The Electric Silk Road

While the US believes it will be able to isolate and sanction major countries like Russia and Iran, China is looking for means and ways to forge economic and technological ties with as many states as possible. China’s Belt and Road Initiative (BRI), a modern version of the Silk Road, intends to connect the world’s second largest economy with Southeast Asia, Eurasia, the Middle East, Europe, and Africa via a network of oil and gas pipelines, electricity and fiberglass networks, highways, rail connections, as well as air and seaports.

The Chinese plan to establish an electricity super-network is barely being noticed in Europe and the US. In May 2016, the Chairman of the State Grid Corporation of China (SGCC), Liu Zhenya, submitted a proposal for a $50 billion electricity network spanning the globe to combat pollution and climate change. He enjoys the support of President Xi. The plan envisages more solar parks and wind farms, geothermic energy, and hydropower stations across a globe increasingly interconnected by a super-grid.

In the mid-term, the plan foresees the expansion of trade and investment along the new Silk Road. SGCC has already honed in on ten transnational transmission networks meant to connect China with, for example, Russia or Mongolia. The SGCC is also trying to purchase 20 percent of the German transmission system operator 50Hertz. That would be the first time a Chinese company holds a stake in critical telecommunication and electricity infrastructure.

The Belt and Road Initiative is a significant Chinese projection of power. Not least because it is presented as a soft power project focused on renewable energy, communication, transportation, and fight against climate change. In reality, China is exhibiting strength and gaining political and economic influence on the global stage.

Europe’s Response

How should Germany and Europe as a whole respond to this new Silk Road? First, the Belt and Road Initiative is not a short-term plan, but will presumably remain at the core of Chinese foreign, economic, and energy policy for years to come—and Germany and Europe need to develop a long-term strategic response. Given the vast resources backing the project, it would make little sense to attempt to fight or contain it. Rather, engagement, support, and cooperation are key. Just as the old Silk Road was not a one-way street, the current project holds new and unexpected opportunities for European researchers, engineers, managers, bankers, and traders.

The State Grid Corporation of China, one of the world’s largest companies, organized a conference in Frankfurt last year where it presented a vision of extending its reach all the way to Europe. It made an offer for comprehensive political, economic, and technological cooperation. So far, academia has heeded the call to a greater extent than politics.
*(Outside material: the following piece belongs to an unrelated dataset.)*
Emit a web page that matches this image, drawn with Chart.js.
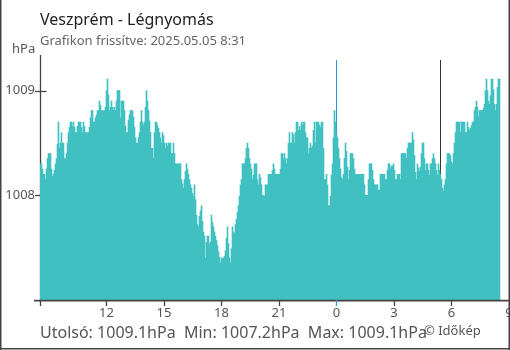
<!DOCTYPE html>
<html><head><meta charset="utf-8">
<script src="https://cdn.jsdelivr.net/npm/chart.js@4.4.1/dist/chart.umd.min.js"></script>
<style>html,body{margin:0;padding:0;background:#fff;overflow:hidden}canvas{display:block}</style>
</head><body>
<canvas id="c" width="510" height="350"></canvas>
<script>
const chartTitle = 'Veszprém - Légnyomás';
const chartSubtitle = 'Grafikon frissítve: 2025.05.05 8:31';
const unitLabel = 'hPa';
const summaryText = 'Utolsó: 1009.1hPa  Min: 1007.2hPa  Max: 1009.1hPa';
const creditText = '© Időkép';

// x axis: hours relative to midnight (2025-05-05 00:00)
const xTickHours = [-12, -9, -6, -3, 0, 3, 6, 9];
const yTickValues = [1008, 1009];
const startHour = -15.47;   // first reading, previous day ~08:32
const spanHours = 24;
const midnightHour = 0;
const sunriseHour = 5.43;

// air pressure readings (hPa), evenly spaced over the 24 hours
const pressure = [
1008.30,1008.30,1008.25,1008.20,1008.20,1008.15,1008.25,1008.35,1008.40,1008.40,
1008.40,1008.25,1008.18,1008.20,1008.24,1008.30,1008.35,1008.49,1008.70,1008.45,
1008.50,1008.60,1008.50,1008.50,1008.35,1008.35,1008.40,1008.50,1008.60,1008.65,
1008.70,1008.70,1008.66,1008.70,1008.65,1008.60,1008.60,1008.66,1008.70,1008.70,
1008.70,1008.65,1008.60,1008.70,1008.66,1008.60,1008.60,1008.60,1008.60,1008.65,
1008.74,1008.81,1008.81,1008.70,1008.70,1008.74,1008.77,1008.81,1008.81,1008.90,
1008.86,1008.81,1008.81,1008.81,1008.81,1008.84,1009.00,1009.11,1008.96,1008.81,
1008.84,1008.90,1008.84,1008.81,1008.84,1008.81,1008.90,1009.00,1009.00,1009.00,
1008.74,1008.90,1008.90,1008.90,1008.81,1008.66,1008.60,1008.60,1008.72,1008.77,
1008.81,1008.81,1008.81,1008.75,1008.65,1008.55,1008.50,1008.50,1008.55,1008.60,
1008.70,1008.81,1008.70,1008.67,1008.70,1008.84,1009.00,1008.90,1008.81,1008.71,
1008.60,1008.45,1008.45,1008.35,1008.60,1008.70,1008.70,1008.67,1008.64,1008.60,
1008.55,1008.50,1008.60,1008.57,1008.50,1008.45,1008.50,1008.47,1008.50,1008.50,
1008.50,1008.40,1008.40,1008.50,1008.40,1008.30,1008.30,1008.30,1008.30,1008.30,
1008.30,1008.15,1008.11,1008.07,1008.15,1008.23,1008.30,1008.25,1008.20,1008.15,
1008.10,1008.07,1008.02,1007.99,1008.10,1007.96,1007.81,1007.72,1007.70,1007.80,
1007.85,1007.90,1007.75,1007.65,1007.61,1007.40,1007.55,1007.61,1007.61,1007.53,
1007.55,1007.81,1007.74,1007.70,1007.65,1007.61,1007.57,1007.52,1007.46,1007.41,
1007.35,1007.40,1007.40,1007.40,1007.42,1007.47,1007.59,1007.70,1007.54,1007.40,
1007.35,1007.49,1007.70,1007.65,1007.64,1007.72,1007.77,1007.84,1007.90,1007.99,
1008.10,1008.15,1008.30,1008.30,1008.30,1008.35,1008.45,1008.50,1008.45,1008.35,
1008.30,1008.25,1008.15,1008.19,1008.30,1008.30,1008.30,1008.15,1008.10,1008.20,
1008.17,1008.10,1008.00,1008.00,1007.99,1008.10,1008.10,1008.10,1008.20,1008.20,
1008.20,1008.20,1008.24,1008.30,1008.25,1008.20,1008.20,1008.20,1008.20,1008.20,
1008.25,1008.40,1008.40,1008.35,1008.40,1008.35,1008.30,1008.35,1008.50,1008.60,
1008.50,1008.50,1008.60,1008.58,1008.50,1008.60,1008.70,1008.70,1008.62,1008.66,
1008.62,1008.70,1008.67,1008.70,1008.70,1008.60,1008.55,1008.55,1008.40,1008.45,
1008.50,1008.45,1008.47,1008.62,1008.70,1008.50,1008.70,1008.70,1008.70,1008.67,
1008.65,1008.70,1008.70,1008.45,1008.15,1008.15,1008.20,1008.10,1007.90,1007.90,
1007.99,1008.19,1008.30,1008.55,1008.81,1008.70,1008.60,1008.55,1008.45,1008.35,
1008.25,1008.17,1008.15,1008.20,1008.35,1008.50,1008.42,1008.27,1008.15,1008.24,
1008.40,1008.40,1008.40,1008.35,1008.25,1008.20,1008.20,1008.20,1008.20,1008.20,
1008.20,1008.20,1008.20,1008.20,1008.10,1008.00,1008.00,1008.00,1008.15,1008.30,
1008.30,1008.30,1008.24,1008.15,1008.10,1008.10,1008.10,1008.10,1008.05,1008.05,
1008.20,1008.20,1008.20,1008.20,1008.20,1008.15,1008.15,1008.24,1008.30,1008.30,
1008.25,1008.28,1008.28,1008.30,1008.24,1008.15,1008.15,1008.20,1008.20,1008.20,
1008.15,1008.40,1008.40,1008.40,1008.40,1008.40,1008.35,1008.45,1008.50,1008.50,
1008.50,1008.50,1008.60,1008.53,1008.38,1008.22,1008.15,1008.30,1008.26,1008.23,
1008.27,1008.40,1008.50,1008.50,1008.35,1008.24,1008.30,1008.30,1008.24,1008.19,
1008.30,1008.30,1008.35,1008.40,1008.35,1008.30,1008.24,1008.19,1008.30,1008.24,
1008.20,1008.15,1008.07,1008.04,1008.10,1008.15,1008.30,1008.40,1008.40,1008.40,
1008.38,1008.32,1008.30,1008.40,1008.50,1008.60,1008.70,1008.70,1008.70,1008.70,
1008.60,1008.70,1008.70,1008.70,1008.70,1008.60,1008.60,1008.70,1008.65,1008.62,
1008.64,1008.67,1008.70,1008.70,1008.81,1008.84,1008.90,1008.84,1008.75,1008.81,
1008.81,1008.81,1008.81,1008.83,1008.87,1009.00,1009.11,1009.00,1008.90,1008.87,
1008.95,1009.11,1009.11,1009.01,1008.87,1008.81,1008.87,1009.03,1009.11,1009.11
];

const times = pressure.map((_, i) => startHour + (i + 0.5) * spanHours / pressure.length);
const points = times.map((t, i) => ({ x: t, y: pressure[i] }));
const hourLabel = h => String(((Math.round(h) % 24) + 24) % 24);

const FONT = '"Noto Sans", "Open Sans", sans-serif';
const AXIS = '#444';
const TEXT = '#555';
const BLUE = '#2b96e0';

function seg(ctx, x1, y1, x2, y2) { ctx.beginPath(); ctx.moveTo(x1, y1); ctx.lineTo(x2, y2); ctx.stroke(); }

const decor = {
  id: 'decor',
  beforeDatasetsDraw(chart) {
    const { ctx, chartArea: a, scales: { x, y } } = chart;
    ctx.save();
    ctx.lineWidth = 1;
    ctx.strokeStyle = BLUE;
    const xm = Math.floor(x.getPixelForValue(midnightHour)) + 0.5;
    seg(ctx, xm, a.top, xm, a.bottom);
    ctx.strokeStyle = '#333';
    const xs = Math.floor(x.getPixelForValue(sunriseHour)) + 0.5;
    seg(ctx, xs, a.top, xs, a.bottom);
    ctx.strokeStyle = AXIS;
    ctx.lineWidth = 1.3;
    seg(ctx, a.left + 0.5, a.top - 5, a.left + 0.5, a.bottom + 6);
    yTickValues.forEach(v => {
      const py = Math.round(y.getPixelForValue(v)) + 0.5;
      seg(ctx, a.left - 5, py, a.left + 6.5, py);
    });
    ctx.restore();
  },
  afterDraw(chart) {
    const { ctx, chartArea: a, scales: { x } } = chart;
    ctx.save();
    ctx.strokeStyle = AXIS;
    ctx.lineWidth = 1.6;
    seg(ctx, a.left - 6, a.bottom + 0.6, chart.width, a.bottom + 0.6);
    ctx.lineWidth = 1.3;
    xTickHours.forEach(h => {
      const px = Math.floor(x.getPixelForValue(h)) + 0.5;
      ctx.strokeStyle = h === midnightHour ? BLUE : AXIS;
      seg(ctx, px, a.bottom, px, a.bottom + 6);
    });
    // frame
    ctx.strokeStyle = AXIS;
    ctx.lineWidth = 1.5;
    seg(ctx, 0.75, 0, 0.75, chart.height);
    seg(ctx, chart.width - 0.75, 0, chart.width - 0.75, chart.height);
    seg(ctx, 0, chart.height - 1.25, chart.width, chart.height - 1.25);
    // texts
    ctx.textBaseline = 'alphabetic';
    ctx.textAlign = 'left';
    ctx.fillStyle = '#222';
    ctx.font = '16px ' + FONT;
    ctx.fillText(chartTitle, 40, 25);
    ctx.fillStyle = '#666';
    ctx.font = '13px ' + FONT;
    ctx.fillText(chartSubtitle, 40, 45);
    ctx.fillStyle = TEXT;
    ctx.font = '13px ' + FONT;
    ctx.fillText(unitLabel, 12, 53);
    ctx.font = '16px ' + FONT;
    ctx.fillText(summaryText, 40, 338);
    ctx.font = '13px ' + FONT;
    ctx.fillText(creditText, 424, 335);
    ctx.restore();
  }
};

new Chart(document.getElementById('c'), {
  type: 'bar',
  data: {
    datasets: [{
      data: points,
      backgroundColor: '#41c0c1',
      borderWidth: 0,
      barPercentage: 1,
      categoryPercentage: 1
    }]
  },
  options: {
    responsive: false,
    animation: false,
    devicePixelRatio: 1,
    layout: { padding: { top: 60, left: 0, right: 1, bottom: 30 } },
    plugins: { legend: { display: false }, tooltip: { enabled: false }, title: { display: false } },
    scales: {
      x: {
        type: 'linear',
        position: 'bottom',
        offset: false,
        min: startHour,
        max: 9,
        afterBuildTicks: s => { s.ticks = xTickHours.map(v => ({ value: v })); },
        afterFit: s => { s.height = 20; s.paddingLeft = 0; s.paddingRight = 0; },
        grid: { display: false, drawTicks: false, offset: false },
        border: { display: false },
        ticks: {
          callback: v => hourLabel(v),
          font: { family: FONT, size: 13 },
          color: TEXT,
          padding: 5,
          maxRotation: 0,
          autoSkip: false
        }
      },
      y: {
        min: 1007,
        max: 1009.293,
        afterBuildTicks: s => { s.ticks = yTickValues.map(v => ({ value: v })); },
        afterFit: s => { s.width = 40; s.paddingTop = 0; s.paddingBottom = 0; },
        grid: { display: false, drawTicks: false },
        border: { display: false },
        ticks: {
          callback: v => String(v),
          font: { family: FONT, size: 13 },
          color: TEXT,
          padding: 5
        }
      }
    }
  },
  plugins: [decor]
});
</script>
</body></html>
Germany’s government could also appoint a Silk Road representative, who together with German industry, the country’s financial and trade institutions, its research bodies, and politics, could organize conferences and workshops along the Silk Road, identify areas of cooperation and coordinate the implementation of projects. The Foreign Office already has a working group on connectivity that is examining the Silk Road concept and could serve as a base for such a representative. But a German reaction will not suffice. It is essential to bring in the EU. A similar coordination office could be established with the Commission.
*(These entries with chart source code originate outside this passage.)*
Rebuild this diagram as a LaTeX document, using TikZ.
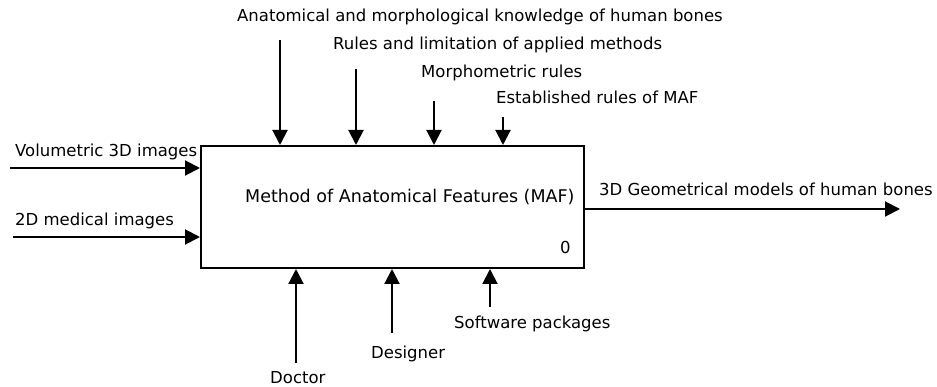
\documentclass[tikz,border=0pt]{standalone}
\usepackage{fontspec}
\setmainfont{DejaVu Sans}
\usetikzlibrary{arrows.meta}
\tikzset{
  flow/.style={line width=2pt, -{Triangle[length=15pt,width=15pt]}},
  lbl/.style={inner sep=0pt, anchor=base west, font=\fontsize{16.5}{19}\selectfont},
}
\begin{document}
\begin{tikzpicture}[x=1pt,y=-1pt]
  \useasboundingbox (0,0) rectangle (937,387);
  % activity box
  \node[draw, line width=2pt, minimum width=383pt, minimum height=122pt, inner sep=0pt] (maf) at (392.5,207) {};
  \node[lbl, font=\fontsize{17.5}{20}\selectfont] (title) at (245,202.7) {Method of Anatomical Features (MAF)};
  \node[lbl] (num) at (560,254) {0};
  % inputs
  \node[lbl] (vol) at (15,157) {Volumetric 3D images};
  \node[lbl] (med) at (15,226) {2D medical images};
  \coordinate (volin) at (10,168);
  \coordinate (medin) at (13,237);
  \draw[flow] (volin) -- (volin -| maf.west);
  \draw[flow] (medin) -- (medin -| maf.west);
  % controls
  \node[lbl] (anat) at (237,21.7) {Anatomical and morphological knowledge of human bones};
  \node[lbl] (rules) at (333,49.3) {Rules and limitation of applied methods};
  \node[lbl] (morph) at (421,77.3) {Morphometric rules};
  \node[lbl] (estab) at (496,104) {Established rules of MAF};
  \coordinate (anatc) at (280,40);
  \coordinate (rulesc) at (356,69);
  \coordinate (morphc) at (434,101);
  \coordinate (estabc) at (503,117);
  \foreach \c in {anatc,rulesc,morphc,estabc}
    \draw[flow] (\c) -- (\c |- maf.north);
  % output
  \coordinate (outp) at (900,209);
  \draw[flow] (outp -| maf.east) -- (outp);
  \node[lbl] (geom) at (599,196) {3D Geometrical models of human bones};
  % mechanisms
  \node[lbl] (soft) at (454,328) {Software packages};
  \node[lbl] (desig) at (371,358) {Designer};
  \node[lbl] (doct) at (270,383) {Doctor};
  \coordinate (softm) at (490,307);
  \coordinate (desigm) at (392,333);
  \coordinate (doctm) at (296,363);
  \foreach \c in {softm,desigm,doctm}
    \draw[flow] (\c) -- (\c |- maf.south);
\end{tikzpicture}
\end{document}
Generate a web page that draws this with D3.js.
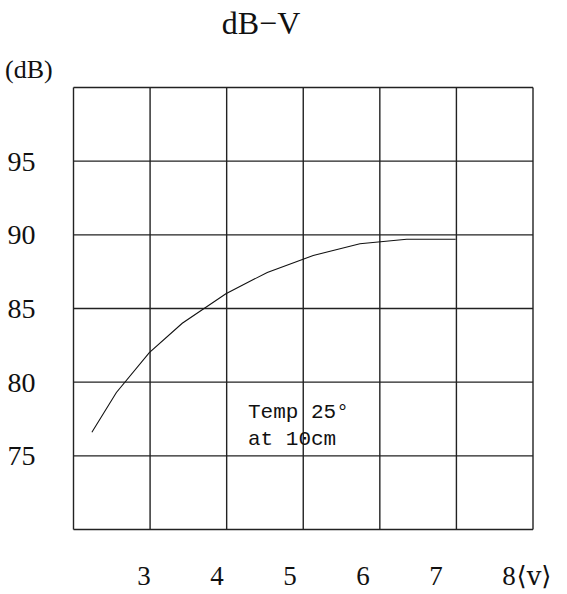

Bring in Russia, India, and even the US

Russia should also be an integral part of the concept. The gas pipeline “Power of Siberia” between Russia and China is set to transport 38 billion cubic meters of natural gas to China as agreements on a “Power of Siberia 2” pipeline are finalized. This all further illustrates the close collaboration between the two countries in energy matters.

What’s more, we should make the (not easy) attempt to recruit India for this project to avoid the impression that the BRI initiative is directed against Delhi. India has reached an agreement for an Indo-Pacific security cooperation with Australia, Japan, and the US as a way to contain the perceived aggression of Chinese expansion in the region. Because of these real fears and manifest tensions, it is crucial that India is welcomed and becomes part of the technological and economic cooperation framework.

Lastly, it would also be desirable for the US to participate in such initiatives. It could recognize the Silk Road concept as an opportunity for America and its industry. However, the project is only conceivable as a cooperation on equal footing, relying on a sensitive understanding of the traditions and mindsets of all involved partners. An “America First” approach based on elbowing, friend-or-foe thinking, marginalization, sanctions, and meddling in the internal affairs of other states will not be compatible. That is why we cannot wait for the US, but rather have to formulate our own response in Germany and Europe, and act accordingly.